Show understanding of the various stages in the compilation of a program

Published by Patrick Mutisya · 14 days ago

Cambridge A-Level Computer Science 9618 – 16.2 Translation Software

16.2 Translation Software

Objective

Show understanding of the various stages in the compilation of a program.

What is Translation Software?

Translation software converts source code written in a high‑level programming language into a form that can be executed by a computer. The most common type is a compiler, which performs a series of systematic transformations.

Stages of Compilation

The compilation process can be divided into distinct stages, each with a specific purpose and output. The figure below shows the typical flow.

Suggested diagram: Flow of compilation stages from source code to executable.

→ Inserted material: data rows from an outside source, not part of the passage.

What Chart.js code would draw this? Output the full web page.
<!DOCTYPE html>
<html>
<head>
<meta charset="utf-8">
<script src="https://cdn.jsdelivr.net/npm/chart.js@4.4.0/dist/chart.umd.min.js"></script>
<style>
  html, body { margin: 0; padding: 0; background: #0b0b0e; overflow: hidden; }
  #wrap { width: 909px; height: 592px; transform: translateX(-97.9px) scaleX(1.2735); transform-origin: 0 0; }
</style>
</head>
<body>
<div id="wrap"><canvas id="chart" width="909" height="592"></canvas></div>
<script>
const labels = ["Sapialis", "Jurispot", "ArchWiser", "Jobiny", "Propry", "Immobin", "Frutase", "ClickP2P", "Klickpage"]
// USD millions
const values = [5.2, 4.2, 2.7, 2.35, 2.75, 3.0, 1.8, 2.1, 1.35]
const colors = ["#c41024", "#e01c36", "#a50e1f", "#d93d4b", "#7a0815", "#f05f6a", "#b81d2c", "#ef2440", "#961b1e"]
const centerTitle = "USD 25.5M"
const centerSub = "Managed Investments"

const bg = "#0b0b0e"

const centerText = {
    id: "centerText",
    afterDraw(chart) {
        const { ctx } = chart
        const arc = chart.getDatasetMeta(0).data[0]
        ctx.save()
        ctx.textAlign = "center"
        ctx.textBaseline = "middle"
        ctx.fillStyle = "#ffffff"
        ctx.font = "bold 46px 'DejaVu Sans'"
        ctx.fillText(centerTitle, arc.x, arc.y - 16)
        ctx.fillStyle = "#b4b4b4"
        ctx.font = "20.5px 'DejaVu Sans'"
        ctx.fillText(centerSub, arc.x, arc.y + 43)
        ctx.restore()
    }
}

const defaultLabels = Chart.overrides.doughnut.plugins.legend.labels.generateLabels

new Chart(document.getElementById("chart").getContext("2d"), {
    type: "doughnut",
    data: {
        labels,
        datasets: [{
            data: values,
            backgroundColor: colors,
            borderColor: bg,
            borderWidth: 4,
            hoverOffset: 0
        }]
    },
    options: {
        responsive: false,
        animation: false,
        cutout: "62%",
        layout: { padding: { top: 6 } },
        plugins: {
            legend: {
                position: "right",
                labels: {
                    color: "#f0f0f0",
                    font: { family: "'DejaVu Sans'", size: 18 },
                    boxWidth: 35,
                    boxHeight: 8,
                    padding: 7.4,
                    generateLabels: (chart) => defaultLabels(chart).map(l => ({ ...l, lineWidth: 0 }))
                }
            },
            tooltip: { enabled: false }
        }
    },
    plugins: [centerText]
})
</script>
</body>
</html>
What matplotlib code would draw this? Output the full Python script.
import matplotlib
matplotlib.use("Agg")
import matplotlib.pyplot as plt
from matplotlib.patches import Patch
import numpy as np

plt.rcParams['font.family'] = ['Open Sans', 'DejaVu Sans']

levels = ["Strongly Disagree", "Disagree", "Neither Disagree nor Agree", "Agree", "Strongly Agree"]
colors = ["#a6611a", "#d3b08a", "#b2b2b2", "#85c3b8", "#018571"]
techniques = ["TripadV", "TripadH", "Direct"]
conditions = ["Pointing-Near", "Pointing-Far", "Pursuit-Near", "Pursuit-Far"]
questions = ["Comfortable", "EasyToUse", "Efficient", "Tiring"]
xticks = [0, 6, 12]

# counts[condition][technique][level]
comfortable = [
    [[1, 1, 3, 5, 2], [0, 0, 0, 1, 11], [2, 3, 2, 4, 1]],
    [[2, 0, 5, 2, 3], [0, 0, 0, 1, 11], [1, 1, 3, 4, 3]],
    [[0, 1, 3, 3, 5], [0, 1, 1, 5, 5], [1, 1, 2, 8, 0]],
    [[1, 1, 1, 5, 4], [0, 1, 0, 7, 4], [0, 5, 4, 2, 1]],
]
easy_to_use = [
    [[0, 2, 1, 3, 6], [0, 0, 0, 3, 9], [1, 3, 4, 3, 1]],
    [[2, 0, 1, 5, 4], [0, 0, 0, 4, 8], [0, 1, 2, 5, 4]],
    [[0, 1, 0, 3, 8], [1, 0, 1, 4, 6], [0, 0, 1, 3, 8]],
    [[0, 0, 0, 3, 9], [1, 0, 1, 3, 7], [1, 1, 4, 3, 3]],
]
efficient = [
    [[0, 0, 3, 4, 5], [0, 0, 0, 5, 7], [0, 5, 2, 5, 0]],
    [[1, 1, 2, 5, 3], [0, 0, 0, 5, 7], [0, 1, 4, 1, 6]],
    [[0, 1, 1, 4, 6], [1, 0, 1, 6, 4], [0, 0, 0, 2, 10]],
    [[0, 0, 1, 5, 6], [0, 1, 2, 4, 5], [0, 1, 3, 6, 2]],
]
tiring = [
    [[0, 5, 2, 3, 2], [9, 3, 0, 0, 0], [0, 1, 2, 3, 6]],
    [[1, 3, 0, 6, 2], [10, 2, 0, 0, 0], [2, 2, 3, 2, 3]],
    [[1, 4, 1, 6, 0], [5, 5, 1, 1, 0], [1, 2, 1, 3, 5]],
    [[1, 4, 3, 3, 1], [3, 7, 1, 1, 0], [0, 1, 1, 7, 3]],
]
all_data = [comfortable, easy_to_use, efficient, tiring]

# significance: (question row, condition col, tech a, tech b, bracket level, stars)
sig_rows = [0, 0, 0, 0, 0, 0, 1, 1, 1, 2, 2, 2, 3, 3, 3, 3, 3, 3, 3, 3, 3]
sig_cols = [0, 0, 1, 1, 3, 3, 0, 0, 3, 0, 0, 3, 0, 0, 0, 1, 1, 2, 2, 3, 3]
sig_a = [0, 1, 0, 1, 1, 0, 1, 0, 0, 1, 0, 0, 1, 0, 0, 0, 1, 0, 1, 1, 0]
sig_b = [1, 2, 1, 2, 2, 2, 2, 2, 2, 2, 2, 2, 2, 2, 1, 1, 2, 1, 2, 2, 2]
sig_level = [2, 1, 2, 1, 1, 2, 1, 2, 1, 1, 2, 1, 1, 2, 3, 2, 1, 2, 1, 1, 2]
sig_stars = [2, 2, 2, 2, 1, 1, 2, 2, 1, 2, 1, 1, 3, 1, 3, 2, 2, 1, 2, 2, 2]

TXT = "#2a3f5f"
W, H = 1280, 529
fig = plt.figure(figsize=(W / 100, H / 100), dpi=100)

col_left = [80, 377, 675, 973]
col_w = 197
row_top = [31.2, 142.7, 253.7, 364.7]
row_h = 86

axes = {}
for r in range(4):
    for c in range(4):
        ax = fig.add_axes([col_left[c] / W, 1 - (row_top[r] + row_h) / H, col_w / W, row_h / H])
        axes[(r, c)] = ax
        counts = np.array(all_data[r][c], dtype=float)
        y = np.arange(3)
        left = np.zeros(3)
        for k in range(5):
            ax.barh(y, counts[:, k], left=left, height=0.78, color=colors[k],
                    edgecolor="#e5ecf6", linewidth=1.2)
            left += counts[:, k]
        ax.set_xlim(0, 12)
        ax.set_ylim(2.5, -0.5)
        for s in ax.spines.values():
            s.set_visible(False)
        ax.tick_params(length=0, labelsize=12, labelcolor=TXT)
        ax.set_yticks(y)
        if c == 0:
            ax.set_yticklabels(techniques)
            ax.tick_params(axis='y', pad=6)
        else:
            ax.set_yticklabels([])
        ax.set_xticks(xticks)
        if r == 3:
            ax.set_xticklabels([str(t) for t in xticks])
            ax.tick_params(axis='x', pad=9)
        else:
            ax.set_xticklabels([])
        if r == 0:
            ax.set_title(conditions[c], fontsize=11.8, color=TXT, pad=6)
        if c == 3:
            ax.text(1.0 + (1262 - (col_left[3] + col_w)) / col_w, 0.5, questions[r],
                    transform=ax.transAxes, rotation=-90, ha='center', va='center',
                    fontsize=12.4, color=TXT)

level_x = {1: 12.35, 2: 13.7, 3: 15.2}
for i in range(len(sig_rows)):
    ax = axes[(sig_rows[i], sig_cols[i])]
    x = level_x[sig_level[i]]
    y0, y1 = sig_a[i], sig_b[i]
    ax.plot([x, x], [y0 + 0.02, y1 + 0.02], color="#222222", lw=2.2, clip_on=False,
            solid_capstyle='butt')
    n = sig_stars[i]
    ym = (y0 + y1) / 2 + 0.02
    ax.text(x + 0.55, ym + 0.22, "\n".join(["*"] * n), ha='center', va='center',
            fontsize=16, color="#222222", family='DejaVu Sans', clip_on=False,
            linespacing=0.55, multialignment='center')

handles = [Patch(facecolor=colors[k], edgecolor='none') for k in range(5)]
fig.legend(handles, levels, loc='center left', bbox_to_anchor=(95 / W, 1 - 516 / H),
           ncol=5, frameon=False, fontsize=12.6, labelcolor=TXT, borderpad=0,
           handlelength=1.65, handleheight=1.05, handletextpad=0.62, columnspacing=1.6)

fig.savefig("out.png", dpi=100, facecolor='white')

  1. Lexical Analysis (Scanning)

    • Input: Raw source code characters.
    • Output: Stream of tokens (identifiers, keywords, literals, operators).
    • Key data structure: Symbol table (stores identifiers).

  2. Syntax Analysis (Parsing)

    • Input: Token stream.
    • Output: Parse tree or abstract syntax tree (AST) representing the grammatical structure.
    • Typical technique: Context‑free grammar; parsing methods include LL(k) and LR(k).

  3. Semantic Analysis

    • Input: AST.
    • Output: Annotated AST with type information and scope resolution.
    • Checks performed: Type compatibility, declaration before use, array bounds, etc.

  4. Intermediate Code Generation

    • Input: Annotated AST.
    • Output: Platform‑independent intermediate representation (IR) such as three‑address code.
    • Example of a three‑address instruction: \$t_1 = a + b\$

  5. Optimization

    • Input: IR.
    • Output: Optimised IR.
    • Goals: Reduce execution time, memory usage, or power consumption.
    • Common techniques: Constant folding, dead‑code elimination, loop invariant code motion.

  6. Code Generation

    • Input: Optimised IR.
    • Output: Target machine code or assembly language.
    • Tasks: Register allocation, instruction selection, instruction scheduling.

  7. Linking and Loading

    • Input: Object modules produced by the code generator.
    • Output: Executable program ready to run.
    • Linker resolves external references; loader places the program in memory.

Summary Table of Compilation Stages

StageInputOutputPrimary Purpose
Lexical AnalysisSource code charactersToken streamIdentify lexical units and build symbol table
Syntax AnalysisToken streamParse tree / ASTCheck grammatical structure
Semantic AnalysisASTAnnotated ASTEnforce language semantics (types, scopes)
Intermediate Code GenerationAnnotated ASTIntermediate Representation (IR)Provide a machine‑independent code form
OptimizationIROptimised IRImprove performance and resource usage
Code GenerationOptimised IRTarget machine code / assemblyTranslate to executable instructions
Linking & LoadingObject modulesExecutable programResolve external references and place in memory

Key Concepts to Remember

  • Each stage produces an intermediate form that serves as the input for the next stage.
  • Errors detected early (lexical, syntax) are easier to locate than those found later (semantic, runtime).
  • Optimization can be performed at several levels: source‑code, intermediate, and machine code.
  • The separation of compilation stages allows different components (e.g., front‑end vs. back‑end) to be reused for multiple target architectures.

Typical Exam Question

Explain the role of the symbol table during compilation and indicate at which stages it is accessed.

Answer outline:

  1. Created during lexical analysis when identifiers are first encountered.
  2. Used in syntax analysis for checking declarations.
  3. Accessed in semantic analysis for type checking and scope resolution.
  4. May be consulted during code generation for allocating storage locations.